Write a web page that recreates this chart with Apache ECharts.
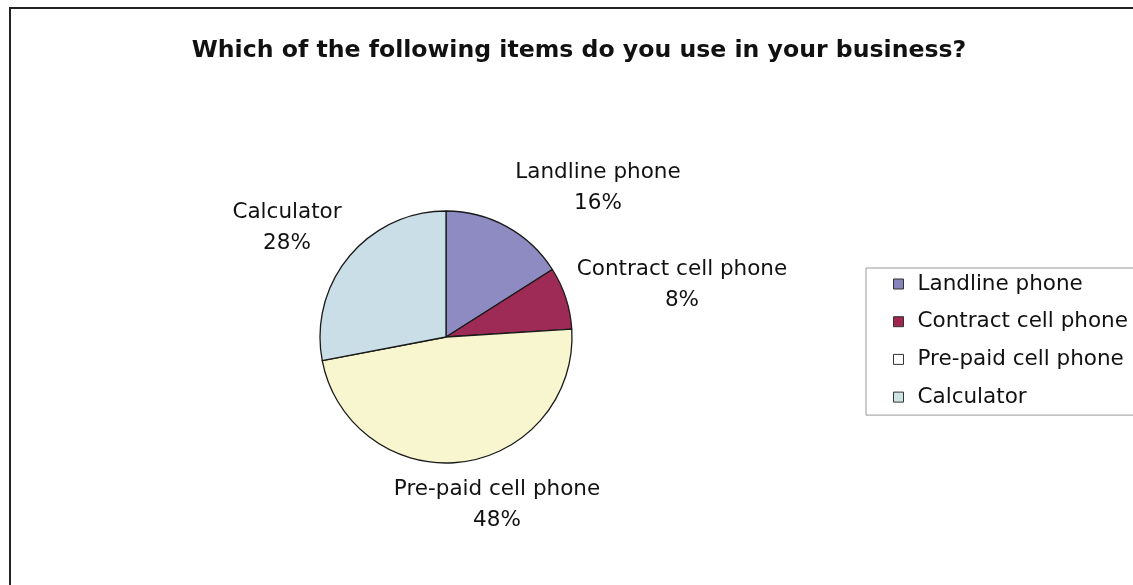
<!DOCTYPE html>
<html>
<head>
<meta charset="utf-8">
<title>Which of the following items do you use in your business?</title>
<script src="https://cdn.jsdelivr.net/npm/echarts@6/dist/echarts.min.js"></script>
<style>
  html, body { margin: 0; padding: 0; background: #fff; }
  #chart { width: 1133px; height: 585px; }
</style>
</head>
<body>
<div id="chart"></div>
<script>
// Survey answers, share of respondents (%)
const categories = ['Landline phone', 'Contract cell phone', 'Pre-paid cell phone', 'Calculator'];
const shares = [16, 8, 48, 28];

const sliceColors = ['#8D8BC1', '#9E2B55', '#F8F6CF', '#C9DEE7'];
const legendSwatches = ['#8583BA', '#A0254F', '#FFFFFF', '#CDE4E4'];

// centre point of each two-line slice label
const labelCenters = [[598, 188], [682, 285], [497, 505], [287, 228]];

const FONT = 'DejaVu Sans';

const chart = echarts.init(document.getElementById('chart'));

chart.setOption({
  animation: false,
  title: {
    text: 'Which of the following items do you use in your business?',
    left: 574,
    top: 34,
    textAlign: 'center',
    textStyle: { fontFamily: FONT, fontWeight: 'bold', fontSize: 23.6, color: '#111' }
  },
  graphic: [{
    type: 'rect',
    shape: { x: 10, y: 8, width: 1200, height: 700 },
    style: { fill: 'none', stroke: '#222', lineWidth: 2 },
    silent: true
  }],
  legend: {
    orient: 'vertical',
    left: 866,
    top: 268,
    padding: [5, 40, 7, 27],
    itemGap: 15.7,
    itemWidth: 10,
    itemHeight: 10,
    icon: 'rect',
    borderColor: '#999',
    borderWidth: 1,
    selectedMode: false,
    itemStyle: { borderColor: '#333', borderWidth: 1 },
    textStyle: { fontFamily: FONT, fontSize: 21.5, color: '#111', lineHeight: 22, padding: [0, 0, 0, 9] },
    data: categories.map((name, i) => ({ name, itemStyle: { color: legendSwatches[i] } }))
  },
  series: [{
    type: 'pie',
    center: [446, 337],
    radius: 126,
    startAngle: 90,
    clockwise: true,
    avoidLabelOverlap: false,
    silent: true,
    itemStyle: { borderColor: '#1a1a1a', borderWidth: 1.3 },
    label: {
      show: true,
      position: 'outside',
      formatter: '{b}\n{c}%',
      fontFamily: FONT,
      fontSize: 21.5,
      lineHeight: 31,
      color: '#111'
    },
    labelLine: { show: false },
    labelLayout: function (params) {
      const p = labelCenters[params.dataIndex];
      return { x: p[0], y: p[1], align: 'center', verticalAlign: 'middle' };
    },
    data: categories.map((name, i) => ({
      name,
      value: shares[i],
      itemStyle: { color: sliceColors[i] }
    }))
  }]
});
</script>
</body>
</html>
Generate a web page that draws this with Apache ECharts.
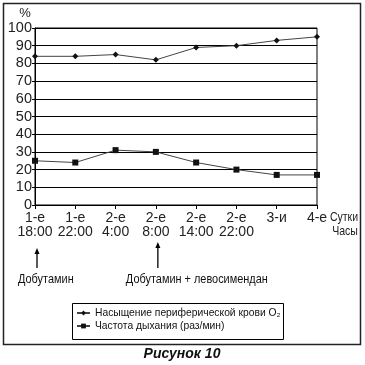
<!DOCTYPE html>
<html><head><meta charset="utf-8">
<script src="https://cdn.jsdelivr.net/npm/echarts@6/dist/echarts.min.js"></script>
<style>html,body{margin:0;padding:0;background:#fff}#c{width:365px;height:365px}</style>
</head><body><div id="c"></div>
<script>
const days = ['1-е','1-е','2-е','2-е','2-е','2-е','3-и','4-е'];
const hours = ['18:00','22:00','4:00','8:00','14:00','22:00','',''];
const spo2 = [84, 84, 85, 82, 89, 90, 93, 95];
const resp = [25, 24, 31, 30, 24, 20, 17, 17];
const yTicks = [0,10,20,30,40,50,60,70,80,90,100];
const seriesNames = ['Насыщение периферической крови O₂','Частота дыхания (раз/мин)'];
const annotations = [{idx:0, text:'Добутамин', dx:-19, top:248}, {idx:3, text:'Добутамин + левосимендан', dx:-32, top:242}];

const FONT = '"Liberation Sans", Arial, sans-serif';
const categories = days.map((d,i)=> hours[i] ? d+'\n'+hours[i] : d);
const chart = echarts.init(document.getElementById('c'));
const opt = {
  animation:false,
  textStyle:{fontFamily:FONT},
  grid:{left:35,right:48,top:28,bottom:160,show:true,borderColor:'#000',borderWidth:1},
  xAxis:{type:'category',data:categories,boundaryGap:false,
    axisLine:{lineStyle:{color:'#000',width:1}},
    axisTick:{show:true,length:4,lineStyle:{color:'#000'}},
    axisLabel:{color:'#222',fontSize:14,lineHeight:14,margin:6,interval:0,fontFamily:FONT},
    splitLine:{show:false}},
  yAxis:{type:'value',min:0,max:100,interval:10,
    axisLine:{show:true,lineStyle:{color:'#000'}},
    axisTick:{show:true,length:3,lineStyle:{color:'#000'}},
    axisLabel:{color:'#222',fontSize:14.5,margin:3,fontFamily:FONT,
      formatter:v=> yTicks.includes(v)? String(v):''},
    splitLine:{show:true,lineStyle:{color:'#000',width:1}}},
  legend:{show:true,orient:'vertical',left:76,top:308,itemGap:3,itemWidth:13,itemHeight:6,padding:0,
    textStyle:{fontSize:10.3,color:'#111',fontFamily:FONT},
    data:seriesNames},
  series:[
    {name:seriesNames[0],type:'line',data:spo2,symbol:'diamond',symbolSize:6,
      lineStyle:{color:'#444',width:1},itemStyle:{color:'#111'}},
    {name:seriesNames[1],type:'line',data:resp,symbol:'rect',symbolSize:6,
      lineStyle:{color:'#444',width:1},itemStyle:{color:'#111'}}
  ]
};
chart.setOption(opt);
const g = [
  {type:'rect',shape:{x:3.5,y:3.5,width:357,height:341},style:{fill:'none',stroke:'#222',lineWidth:1.5},z:10},
  {type:'rect',shape:{x:72.5,y:303.5,width:211,height:36},style:{fill:'none',stroke:'#000',lineWidth:1},z:10},
  {type:'text',x:25,y:13,style:{text:'%',font:'13px '+FONT,fill:'#222',textAlign:'center',textVerticalAlign:'middle'}},
  {type:'text',x:344,y:210,scaleX:0.78,originX:0,originY:0,style:{text:'Сутки',font:'13.5px '+FONT,fill:'#222',textAlign:'center',textVerticalAlign:'top'},z:10},
  {type:'text',x:345,y:224,scaleX:0.78,originX:0,originY:0,style:{text:'Часы',font:'13.5px '+FONT,fill:'#222',textAlign:'center',textVerticalAlign:'top'},z:10},
  {type:'text',x:182,y:354,style:{text:'Рисунок 10',font:'italic bold 14px '+FONT,fill:'#111',textAlign:'center',textVerticalAlign:'middle'}}
];
annotations.forEach(a=>{
  const px = chart.convertToPixel({xAxisIndex:0}, a.idx) + 2;
  g.push({type:'line',shape:{x1:px,y1:a.top+3,x2:px,y2:268},style:{stroke:'#000',lineWidth:1.3}});
  g.push({type:'polygon',shape:{points:[[px,a.top],[px-2.5,a.top+6],[px+2.5,a.top+6]]},style:{fill:'#000'}});
  g.push({type:'text',x:px+a.dx,y:279,scaleX:0.84,originX:0,originY:0,
    style:{text:a.text,font:'13px '+FONT,fill:'#111',textAlign:'left',textVerticalAlign:'middle'}});
});
chart.setOption({graphic:g});
</script></body></html>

_To do_
Restate the data above word for word. Skip every picture.

_Correct result_
Write a web page that recreates this chart with Apache ECharts.
<!DOCTYPE html>
<html>
<head>
<meta charset="utf-8">
<title>Which of the following items do you use in your business?</title>
<script src="https://cdn.jsdelivr.net/npm/echarts@6/dist/echarts.min.js"></script>
<style>
  html, body { margin: 0; padding: 0; background: #fff; }
  #chart { width: 1133px; height: 585px; }
</style>
</head>
<body>
<div id="chart"></div>
<script>
// Survey answers, share of respondents (%)
const categories = ['Landline phone', 'Contract cell phone', 'Pre-paid cell phone', 'Calculator'];
const shares = [16, 8, 48, 28];

const sliceColors = ['#8D8BC1', '#9E2B55', '#F8F6CF', '#C9DEE7'];
const legendSwatches = ['#8583BA', '#A0254F', '#FFFFFF', '#CDE4E4'];

// centre point of each two-line slice label
const labelCenters = [[598, 188], [682, 285], [497, 505], [287, 228]];

const FONT = 'DejaVu Sans';

const chart = echarts.init(document.getElementById('chart'));

chart.setOption({
  animation: false,
  title: {
    text: 'Which of the following items do you use in your business?',
    left: 574,
    top: 34,
    textAlign: 'center',
    textStyle: { fontFamily: FONT, fontWeight: 'bold', fontSize: 23.6, color: '#111' }
  },
  graphic: [{
    type: 'rect',
    shape: { x: 10, y: 8, width: 1200, height: 700 },
    style: { fill: 'none', stroke: '#222', lineWidth: 2 },
    silent: true
  }],
  legend: {
    orient: 'vertical',
    left: 866,
    top: 268,
    padding: [5, 40, 7, 27],
    itemGap: 15.7,
    itemWidth: 10,
    itemHeight: 10,
    icon: 'rect',
    borderColor: '#999',
    borderWidth: 1,
    selectedMode: false,
    itemStyle: { borderColor: '#333', borderWidth: 1 },
    textStyle: { fontFamily: FONT, fontSize: 21.5, color: '#111', lineHeight: 22, padding: [0, 0, 0, 9] },
    data: categories.map((name, i) => ({ name, itemStyle: { color: legendSwatches[i] } }))
  },
  series: [{
    type: 'pie',
    center: [446, 337],
    radius: 126,
    startAngle: 90,
    clockwise: true,
    avoidLabelOverlap: false,
    silent: true,
    itemStyle: { borderColor: '#1a1a1a', borderWidth: 1.3 },
    label: {
      show: true,
      position: 'outside',
      formatter: '{b}\n{c}%',
      fontFamily: FONT,
      fontSize: 21.5,
      lineHeight: 31,
      color: '#111'
    },
    labelLine: { show: false },
    labelLayout: function (params) {
      const p = labelCenters[params.dataIndex];
      return { x: p[0], y: p[1], align: 'center', verticalAlign: 'middle' };
    },
    data: categories.map((name, i) => ({
      name,
      value: shares[i],
      itemStyle: { color: sliceColors[i] }
    }))
  }]
});
</script>
</body>
</html>
Generate a web page that draws this with Apache ECharts.
<!DOCTYPE html>
<html><head><meta charset="utf-8">
<script src="https://cdn.jsdelivr.net/npm/echarts@6/dist/echarts.min.js"></script>
<style>html,body{margin:0;padding:0;background:#fff}#c{width:365px;height:365px}</style>
</head><body><div id="c"></div>
<script>
const days = ['1-е','1-е','2-е','2-е','2-е','2-е','3-и','4-е'];
const hours = ['18:00','22:00','4:00','8:00','14:00','22:00','',''];
const spo2 = [84, 84, 85, 82, 89, 90, 93, 95];
const resp = [25, 24, 31, 30, 24, 20, 17, 17];
const yTicks = [0,10,20,30,40,50,60,70,80,90,100];
const seriesNames = ['Насыщение периферической крови O₂','Частота дыхания (раз/мин)'];
const annotations = [{idx:0, text:'Добутамин', dx:-19, top:248}, {idx:3, text:'Добутамин + левосимендан', dx:-32, top:242}];

const FONT = '"Liberation Sans", Arial, sans-serif';
const categories = days.map((d,i)=> hours[i] ? d+'\n'+hours[i] : d);
const chart = echarts.init(document.getElementById('c'));
const opt = {
  animation:false,
  textStyle:{fontFamily:FONT},
  grid:{left:35,right:48,top:28,bottom:160,show:true,borderColor:'#000',borderWidth:1},
  xAxis:{type:'category',data:categories,boundaryGap:false,
    axisLine:{lineStyle:{color:'#000',width:1}},
    axisTick:{show:true,length:4,lineStyle:{color:'#000'}},
    axisLabel:{color:'#222',fontSize:14,lineHeight:14,margin:6,interval:0,fontFamily:FONT},
    splitLine:{show:false}},
  yAxis:{type:'value',min:0,max:100,interval:10,
    axisLine:{show:true,lineStyle:{color:'#000'}},
    axisTick:{show:true,length:3,lineStyle:{color:'#000'}},
    axisLabel:{color:'#222',fontSize:14.5,margin:3,fontFamily:FONT,
      formatter:v=> yTicks.includes(v)? String(v):''},
    splitLine:{show:true,lineStyle:{color:'#000',width:1}}},
  legend:{show:true,orient:'vertical',left:76,top:308,itemGap:3,itemWidth:13,itemHeight:6,padding:0,
    textStyle:{fontSize:10.3,color:'#111',fontFamily:FONT},
    data:seriesNames},
  series:[
    {name:seriesNames[0],type:'line',data:spo2,symbol:'diamond',symbolSize:6,
      lineStyle:{color:'#444',width:1},itemStyle:{color:'#111'}},
    {name:seriesNames[1],type:'line',data:resp,symbol:'rect',symbolSize:6,
      lineStyle:{color:'#444',width:1},itemStyle:{color:'#111'}}
  ]
};
chart.setOption(opt);
const g = [
  {type:'rect',shape:{x:3.5,y:3.5,width:357,height:341},style:{fill:'none',stroke:'#222',lineWidth:1.5},z:10},
  {type:'rect',shape:{x:72.5,y:303.5,width:211,height:36},style:{fill:'none',stroke:'#000',lineWidth:1},z:10},
  {type:'text',x:25,y:13,style:{text:'%',font:'13px '+FONT,fill:'#222',textAlign:'center',textVerticalAlign:'middle'}},
  {type:'text',x:344,y:210,scaleX:0.78,originX:0,originY:0,style:{text:'Сутки',font:'13.5px '+FONT,fill:'#222',textAlign:'center',textVerticalAlign:'top'},z:10},
  {type:'text',x:345,y:224,scaleX:0.78,originX:0,originY:0,style:{text:'Часы',font:'13.5px '+FONT,fill:'#222',textAlign:'center',textVerticalAlign:'top'},z:10},
  {type:'text',x:182,y:354,style:{text:'Рисунок 10',font:'italic bold 14px '+FONT,fill:'#111',textAlign:'center',textVerticalAlign:'middle'}}
];
annotations.forEach(a=>{
  const px = chart.convertToPixel({xAxisIndex:0}, a.idx) + 2;
  g.push({type:'line',shape:{x1:px,y1:a.top+3,x2:px,y2:268},style:{stroke:'#000',lineWidth:1.3}});
  g.push({type:'polygon',shape:{points:[[px,a.top],[px-2.5,a.top+6],[px+2.5,a.top+6]]},style:{fill:'#000'}});
  g.push({type:'text',x:px+a.dx,y:279,scaleX:0.84,originX:0,originY:0,
    style:{text:a.text,font:'13px '+FONT,fill:'#111',textAlign:'left',textVerticalAlign:'middle'}});
});
chart.setOption({graphic:g});
</script></body></html>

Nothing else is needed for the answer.